We are nearly a month into the Consumer Finance Protection Bureau’s (CFPB) rules for Qualified Mortgage (QM). I found a helpful guide to the new rules here: CFPB Whitepaper on ATR and QM. So far, the primary issues we are working through deal with upfront private mortgage insurance. This is required for conventional loans greater than 80% loan to value, or loans with less than a 20% down payment. Part of the QM rule says that all origination charges, including mortgage insurance, must be less than 3% of the loan amount for loans greater than $100,000. The confusion is in regards to refundable versus non-refundable mortgage insurance. The CFPB indicates that refundable doesn’t count unless it exceeds the FHA upfront amount of 1.75%. Many of our investors are requiring that we count the upfront mortgage insurance whether or not it is refundable. Before giving an example of how this can affect a home buyer, let’s review the benefit of upfront mortgage insurance.

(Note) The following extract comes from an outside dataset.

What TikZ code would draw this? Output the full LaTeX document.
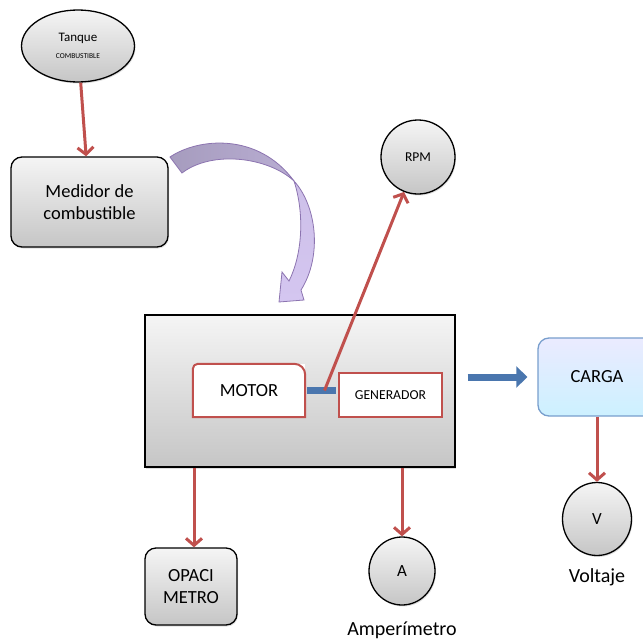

For example, a $200,000 loan amount on a purchase price of $210,526 (5% down payment) would require mortgage insurance. On conventional loans, 5 options exist for this mortgage insurance: The buyer can pay it monthly, part monthly and part upfront, all upfront, the lender can pay it (by building it into the interest rate), or the seller can pay it through seller’s contribution (the seller isn’t actually paying it, rather it is built into the purchase price and financed). The cheapest option over time of these 5 is buyer paid upfront. Here’s why: the lowest upfront single premium amount is 1.7% of the loan amount. The cheapest monthly premium is .56% annually. Since PMI is required for 5 years, that means the annual cost x 5 is over 2.5%. So, by paying the MI upfront you recoup your money in a little over 3 years, never have to pay the monthly mortgage insurance as long as you have the loan, and don’t have to worry about getting the PMI cancelled.
Why this is important: if the 1.7% counts into the 3% maximum fees calculation, and the lender charges the customary 1% origination fee (I know some lenders advertise no origination fees – they are simply building it into the rate instead), and the underwriting and processing costs exceed .3% (which they generally would or be close to exceeding that), then the total fees would exceed 3% and the buyer would not get the advantage of having the option of doing one-time, upfront mortgage insurance. It also makes no difference if the lender or seller pay this, it still has to be counted into the 3%. Our solution to this is to move to a split premium (buyer paid part monthly, part upfront), or remove the origination fee. The mortgage and mortgage insurance industries also continue to press the CFPB for clear definition on excluding the refundable upfront premium from the calculation.
The other noticeable change has been in underwriting. Thus far, the underwriters have indicated that they will examine income documentation under a modified lens, or in other words some people that would have qualified before will no longer. The best answer for a home buyer: contact our team to review your scenario. We explore every option available to find the best solution for you and do the underwriting upfront (no pun intended!) to eliminate surprises.
The primary impact home buyers and home owners will see from the Qualified Mortgage (QM) rule is the ability to repay provision. Here in Minnesota, we have been ahead of the national curve due to changes made to state law in 2007 and 2008. Mortgage originators have been required to document a borrower’s ability to repay a mortgage by comparing their income documentation and outstanding liabilities from the credit report and total housing expenses. However, the specific definition of “ability to repay” wasn’t provided, other than to say “reasonable.” The standards will become more strict.
The new ability to repay federal law comes with a definition stating that a borrower does not have the ability to repay a loan if their total debt to income ratio (DTI) exceeds 43%. Today, we can get loans approved with a much higher DTI, which for some borrowers does make sense and they do have a “reasonable” ability to repay the mortgage.
However, the primary impact of the new rule will limit everyone to the same DTI regardless of “reasonable” or not. Critics of “reasonable” will state that no one should have a DTI over 43% as that is too high, but they fail to consider a wide array of circumstances where the DTI is not a valid test of ability to repay.
Here are a few examples: self-employed persons, commissioned employees with less than a 2-year history of commission, non-borrowing spouses, roommates that pay rent, part-time employees, and other situations where a “compensating factor” applies but the total income picture cannot be used to qualify the borrower. When reviewing these scenarios under the “reasonable” microscope, it sometimes makes sense to approve a loan with a higher DTI, knowing that they strong ability to repay regardless of the ratio.
The current Consumer Finance Protection Bureau (CFPB as created by Dodd-Frank 2010) rule allows for a “temporary” exception to the 43% DTI rule when the loan is eligible for sale or guaranteed by either Fannie Mae or Freddie Mac. It doesn’t say how long this temporary exception applies, and most FNMA/FHLMC approvals are currently limited to 45% anyway (except HARP refinances and other applications with very strong qualifying criteria).
Mortgage loan officers will adhere to the Qualified Mortgage rule as it gives us “safe harbor” from future liability if the loan fails to perform (or the borrower defaults, depending on how you look at it). No loan officer will want to be sued because their client could not or did not pay their mortgage payment.